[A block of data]
+++
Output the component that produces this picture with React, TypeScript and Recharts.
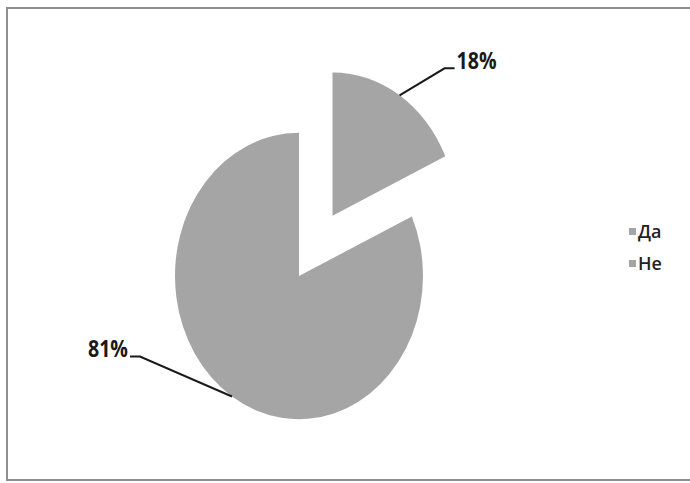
import React from "react";
import { PieChart, Pie, Cell, Legend } from "recharts";

const categories = ["Да", "Не"];
const shares = [18, 81];

const data = categories.map((name, i) => ({ name, value: shares[i] }));

const GREY = "#a5a5a5";
const CX = 299;
const CY = 276;
const R = 124;
const SY = 1.155; // original pie is a bit taller than wide
const EXPLODE = 62;
const RAD = Math.PI / 180;

const total = shares.reduce((a, b) => a + b, 0);
const daMid = 90 - (360 * shares[0]) / total / 2;
const daCx = CX + EXPLODE * Math.cos(daMid * RAD);
const daCy = CY - EXPLODE * Math.sin(daMid * RAD);

// elbow offsets of the leader lines, per slice
const elbows = [
  { dx: 45, dy: -27, run: 10 },
  { dx: -92, dy: -40, run: -10 },
];

const font = '"Open Sans", "Noto Sans", sans-serif';

function makeLabel(only: number) {
  return (props: any) => {
    const { cx, cy, midAngle, outerRadius, index, value } = props;
    if (index !== only) return null;
    const x0 = cx + outerRadius * Math.cos(midAngle * RAD);
    const yRaw = cy - outerRadius * Math.sin(midAngle * RAD);
    const y0 = CY + (yRaw - CY) * SY;
    const e = elbows[index];
    const x1 = x0 + e.dx;
    const y1 = y0 + e.dy;
    const x2 = x1 + e.run;
    const right = e.run > 0;
    return (
      <g>
        <polyline
          points={`${x0},${y0} ${x1},${y1} ${x2},${y1}`}
          fill="none"
          stroke="#1a1a1a"
          strokeWidth={2}
        />
        <text
          x={right ? x2 + 2 : x2 - 42}
          y={y1 + 1}
          textAnchor="start"
          textLength={40}
          lengthAdjust="spacingAndGlyphs"
          fontFamily={font}
          fontWeight="bold"
          fontSize={23}
          fill="#1a1a1a"
        >
          {`${value}%`}
        </text>
      </g>
    );
  };
}

function LegendBox() {
  return (
    <div style={{ fontFamily: font, fontSize: 18, fontWeight: 600, color: "#222" }}>
      {categories.map((c) => (
        <div key={c} style={{ display: "flex", alignItems: "center", height: 32 }}>
          <span
            style={{ width: 7, height: 7, background: GREY, marginRight: 2, display: "inline-block" }}
          />
          <span>{c}</span>
        </div>
      ))}
    </div>
  );
}

export default function App() {
  return (
    <div
      style={{
        position: "absolute",
        left: 0,
        top: 0,
        width: 690,
        height: 483,
        overflow: "hidden",
        background: "#fff",
      }}
    >
      <style>{`.recharts-pie .recharts-sector { transform-origin: ${CX}px ${CY}px; transform: scaleY(${SY}); }`}</style>
      <div
        style={{
          position: "absolute",
          left: 6,
          top: 7,
          width: 700,
          height: 474,
          border: "2px solid #8f8f8f",
          boxSizing: "border-box",
        }}
      />
      <div style={{ position: "absolute", left: 0, top: 0 }}>
        <PieChart width={690} height={483} margin={{ top: 0, right: 0, bottom: 0, left: 0 }}>
          <Pie
            data={data}
            dataKey="value"
            nameKey="name"
            cx={CX}
            cy={CY}
            outerRadius={R}
            startAngle={90}
            endAngle={-270}
            stroke="none"
            labelLine={false}
            label={makeLabel(1)}
            isAnimationActive={false}
          >
            {data.map((d, i) => (
              <Cell key={d.name} fill={i === 1 ? GREY : "none"} />
            ))}
          </Pie>
          <Pie
            data={data}
            dataKey="value"
            nameKey="name"
            cx={daCx}
            cy={daCy}
            outerRadius={R}
            startAngle={90}
            endAngle={-270}
            stroke="none"
            labelLine={false}
            label={makeLabel(0)}
            isAnimationActive={false}
          >
            {data.map((d, i) => (
              <Cell key={d.name} fill={i === 0 ? GREY : "none"} />
            ))}
          </Pie>
          <Legend
            layout="vertical"
            align="right"
            verticalAlign="top"
            wrapperStyle={{ left: 629, top: 215, width: 60 }}
            content={() => <LegendBox />}
          />
        </PieChart>
      </div>
    </div>
  );
}
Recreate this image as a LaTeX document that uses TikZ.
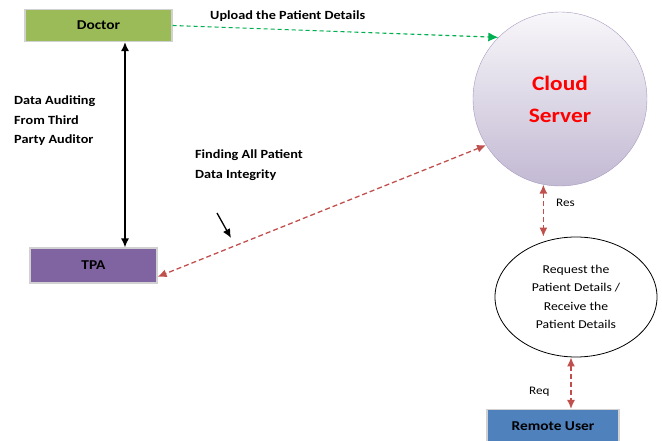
\documentclass[tikz,border=0pt]{standalone}
\usepackage{fontspec}
\setmainfont[FakeStretch=1.14]{Carlito}
\usetikzlibrary{arrows.meta,shapes.geometric}

\definecolor{doctorgreen}{HTML}{9BBB59}
\definecolor{tpapurple}{HTML}{8064A2}
\definecolor{userblue}{HTML}{4F81BD}
\definecolor{linkred}{HTML}{C0504D}
\definecolor{linkgreen}{HTML}{00B050}
\definecolor{serverrim}{HTML}{A89BC0}

\begin{document}
\begin{tikzpicture}[x=1pt, y=-1pt,
    actorbox/.style ={rectangle, draw=black!18, line width=1.2pt, inner sep=0pt,
                      font=\fontsize{13.5}{15}\selectfont\bfseries},
    server/.style ={circle, draw=serverrim, thin, minimum size=174pt, align=center,
                    top color=white!92!serverrim, bottom color=serverrim!70,
                    text=red, font=\fontsize{20.5}{32}\selectfont\bfseries},
    request/.style ={ellipse, draw, thick, minimum width=162pt, minimum height=120pt,
                     align=center, font=\fontsize{12}{18.5}\selectfont},
    note/.style ={align=left, inner sep=0pt, font=\fontsize{12.5}{19.5}\selectfont\bfseries},
    redlink/.style ={linkred, line width=1.3pt, dash pattern=on 5pt off 3pt, {Latex[length=9pt,width=8pt]}-{Latex[length=9pt,width=8pt]}}]
   \useasboundingbox (0,0) rectangle (662,441);
   \node[actorbox, fill=doctorgreen, minimum width=147pt, minimum height=32pt] (doctor) at (98.5,25.5) {Doctor};
   \node[actorbox, fill=tpapurple, minimum width=127pt, minimum height=35pt] (tpa) at (93.5,265.5) {TPA};
   \node[actorbox, fill=userblue, minimum width=132pt, minimum height=33pt] (remote) at (553,426) {Remote User};
   \node[server] (cloud) at (560,99) {Cloud\\Server};
   \node[request] (req) at (576,297) {Request the\\Patient Details /\\Receive the\\Patient Details};
   \node[note, anchor=west] (upload) at (210,16) {Upload the Patient Details};
   \node[note, anchor=north west] (audit) at (14,96) {Data Auditing\\From Third\\Party Auditor};
   \node[note, anchor=north west] (finding) at (195,150) {Finding All Patient\\Data Integrity};
   \node[note, anchor=west, font=\fontsize{11.5}{13}\selectfont] (res) at (556,203) {Res};
   \node[note, anchor=west, font=\fontsize{11.5}{13}\selectfont] (reqlabel) at (529,392) {Req};
   \coordinate (hinta) at (217,213);
   \coordinate (hintb) at (231,238);
   \draw[linkgreen, line width=1.1pt, dash pattern=on 4pt off 3pt, -{Latex[length=10pt,width=9pt]}] (doctor.east) to [shorten >=2pt] (cloud.135);
   \draw[line width=1.3pt, {Latex[length=9pt,width=8pt]}-{Latex[length=9pt,width=8pt]}] ([xshift=26.5pt]doctor.south) to ([xshift=31.5pt]tpa.north);
   \draw[redlink] (cloud.212) to [shorten <=2pt, shorten >=10pt] (tpa.-10);
   \draw[redlink] (cloud.259) to (cloud.259 |- req.north);
   \draw[redlink] ([xshift=-5pt]req.south) to ([xshift=-5pt]req.south |- remote.north);
   \draw[line width=1.3pt, -{Latex[length=9pt,width=8pt]}] (hinta) to (hintb);
\end{tikzpicture}
\end{document}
+++
- **Problem details**
Copy the records word for word, leaving no picture in the copy.

- **Reply to the exercise**
Output the component that produces this picture with React, TypeScript and Recharts.
import React from "react";
import { PieChart, Pie, Cell, Legend } from "recharts";

const categories = ["Да", "Не"];
const shares = [18, 81];

const data = categories.map((name, i) => ({ name, value: shares[i] }));

const GREY = "#a5a5a5";
const CX = 299;
const CY = 276;
const R = 124;
const SY = 1.155; // original pie is a bit taller than wide
const EXPLODE = 62;
const RAD = Math.PI / 180;

const total = shares.reduce((a, b) => a + b, 0);
const daMid = 90 - (360 * shares[0]) / total / 2;
const daCx = CX + EXPLODE * Math.cos(daMid * RAD);
const daCy = CY - EXPLODE * Math.sin(daMid * RAD);

// elbow offsets of the leader lines, per slice
const elbows = [
  { dx: 45, dy: -27, run: 10 },
  { dx: -92, dy: -40, run: -10 },
];

const font = '"Open Sans", "Noto Sans", sans-serif';

function makeLabel(only: number) {
  return (props: any) => {
    const { cx, cy, midAngle, outerRadius, index, value } = props;
    if (index !== only) return null;
    const x0 = cx + outerRadius * Math.cos(midAngle * RAD);
    const yRaw = cy - outerRadius * Math.sin(midAngle * RAD);
    const y0 = CY + (yRaw - CY) * SY;
    const e = elbows[index];
    const x1 = x0 + e.dx;
    const y1 = y0 + e.dy;
    const x2 = x1 + e.run;
    const right = e.run > 0;
    return (
      <g>
        <polyline
          points={`${x0},${y0} ${x1},${y1} ${x2},${y1}`}
          fill="none"
          stroke="#1a1a1a"
          strokeWidth={2}
        />
        <text
          x={right ? x2 + 2 : x2 - 42}
          y={y1 + 1}
          textAnchor="start"
          textLength={40}
          lengthAdjust="spacingAndGlyphs"
          fontFamily={font}
          fontWeight="bold"
          fontSize={23}
          fill="#1a1a1a"
        >
          {`${value}%`}
        </text>
      </g>
    );
  };
}

function LegendBox() {
  return (
    <div style={{ fontFamily: font, fontSize: 18, fontWeight: 600, color: "#222" }}>
      {categories.map((c) => (
        <div key={c} style={{ display: "flex", alignItems: "center", height: 32 }}>
          <span
            style={{ width: 7, height: 7, background: GREY, marginRight: 2, display: "inline-block" }}
          />
          <span>{c}</span>
        </div>
      ))}
    </div>
  );
}

export default function App() {
  return (
    <div
      style={{
        position: "absolute",
        left: 0,
        top: 0,
        width: 690,
        height: 483,
        overflow: "hidden",
        background: "#fff",
      }}
    >
      <style>{`.recharts-pie .recharts-sector { transform-origin: ${CX}px ${CY}px; transform: scaleY(${SY}); }`}</style>
      <div
        style={{
          position: "absolute",
          left: 6,
          top: 7,
          width: 700,
          height: 474,
          border: "2px solid #8f8f8f",
          boxSizing: "border-box",
        }}
      />
      <div style={{ position: "absolute", left: 0, top: 0 }}>
        <PieChart width={690} height={483} margin={{ top: 0, right: 0, bottom: 0, left: 0 }}>
          <Pie
            data={data}
            dataKey="value"
            nameKey="name"
            cx={CX}
            cy={CY}
            outerRadius={R}
            startAngle={90}
            endAngle={-270}
            stroke="none"
            labelLine={false}
            label={makeLabel(1)}
            isAnimationActive={false}
          >
            {data.map((d, i) => (
              <Cell key={d.name} fill={i === 1 ? GREY : "none"} />
            ))}
          </Pie>
          <Pie
            data={data}
            dataKey="value"
            nameKey="name"
            cx={daCx}
            cy={daCy}
            outerRadius={R}
            startAngle={90}
            endAngle={-270}
            stroke="none"
            labelLine={false}
            label={makeLabel(0)}
            isAnimationActive={false}
          >
            {data.map((d, i) => (
              <Cell key={d.name} fill={i === 0 ? GREY : "none"} />
            ))}
          </Pie>
          <Legend
            layout="vertical"
            align="right"
            verticalAlign="top"
            wrapperStyle={{ left: 629, top: 215, width: 60 }}
            content={() => <LegendBox />}
          />
        </PieChart>
      </div>
    </div>
  );
}
Recreate this image as a LaTeX document that uses TikZ.
\documentclass[tikz,border=0pt]{standalone}
\usepackage{fontspec}
\setmainfont[FakeStretch=1.14]{Carlito}
\usetikzlibrary{arrows.meta,shapes.geometric}

\definecolor{doctorgreen}{HTML}{9BBB59}
\definecolor{tpapurple}{HTML}{8064A2}
\definecolor{userblue}{HTML}{4F81BD}
\definecolor{linkred}{HTML}{C0504D}
\definecolor{linkgreen}{HTML}{00B050}
\definecolor{serverrim}{HTML}{A89BC0}

\begin{document}
\begin{tikzpicture}[x=1pt, y=-1pt,
    actorbox/.style ={rectangle, draw=black!18, line width=1.2pt, inner sep=0pt,
                      font=\fontsize{13.5}{15}\selectfont\bfseries},
    server/.style ={circle, draw=serverrim, thin, minimum size=174pt, align=center,
                    top color=white!92!serverrim, bottom color=serverrim!70,
                    text=red, font=\fontsize{20.5}{32}\selectfont\bfseries},
    request/.style ={ellipse, draw, thick, minimum width=162pt, minimum height=120pt,
                     align=center, font=\fontsize{12}{18.5}\selectfont},
    note/.style ={align=left, inner sep=0pt, font=\fontsize{12.5}{19.5}\selectfont\bfseries},
    redlink/.style ={linkred, line width=1.3pt, dash pattern=on 5pt off 3pt, {Latex[length=9pt,width=8pt]}-{Latex[length=9pt,width=8pt]}}]
   \useasboundingbox (0,0) rectangle (662,441);
   \node[actorbox, fill=doctorgreen, minimum width=147pt, minimum height=32pt] (doctor) at (98.5,25.5) {Doctor};
   \node[actorbox, fill=tpapurple, minimum width=127pt, minimum height=35pt] (tpa) at (93.5,265.5) {TPA};
   \node[actorbox, fill=userblue, minimum width=132pt, minimum height=33pt] (remote) at (553,426) {Remote User};
   \node[server] (cloud) at (560,99) {Cloud\\Server};
   \node[request] (req) at (576,297) {Request the\\Patient Details /\\Receive the\\Patient Details};
   \node[note, anchor=west] (upload) at (210,16) {Upload the Patient Details};
   \node[note, anchor=north west] (audit) at (14,96) {Data Auditing\\From Third\\Party Auditor};
   \node[note, anchor=north west] (finding) at (195,150) {Finding All Patient\\Data Integrity};
   \node[note, anchor=west, font=\fontsize{11.5}{13}\selectfont] (res) at (556,203) {Res};
   \node[note, anchor=west, font=\fontsize{11.5}{13}\selectfont] (reqlabel) at (529,392) {Req};
   \coordinate (hinta) at (217,213);
   \coordinate (hintb) at (231,238);
   \draw[linkgreen, line width=1.1pt, dash pattern=on 4pt off 3pt, -{Latex[length=10pt,width=9pt]}] (doctor.east) to [shorten >=2pt] (cloud.135);
   \draw[line width=1.3pt, {Latex[length=9pt,width=8pt]}-{Latex[length=9pt,width=8pt]}] ([xshift=26.5pt]doctor.south) to ([xshift=31.5pt]tpa.north);
   \draw[redlink] (cloud.212) to [shorten <=2pt, shorten >=10pt] (tpa.-10);
   \draw[redlink] (cloud.259) to (cloud.259 |- req.north);
   \draw[redlink] ([xshift=-5pt]req.south) to ([xshift=-5pt]req.south |- remote.north);
   \draw[line width=1.3pt, -{Latex[length=9pt,width=8pt]}] (hinta) to (hintb);
\end{tikzpicture}
\end{document}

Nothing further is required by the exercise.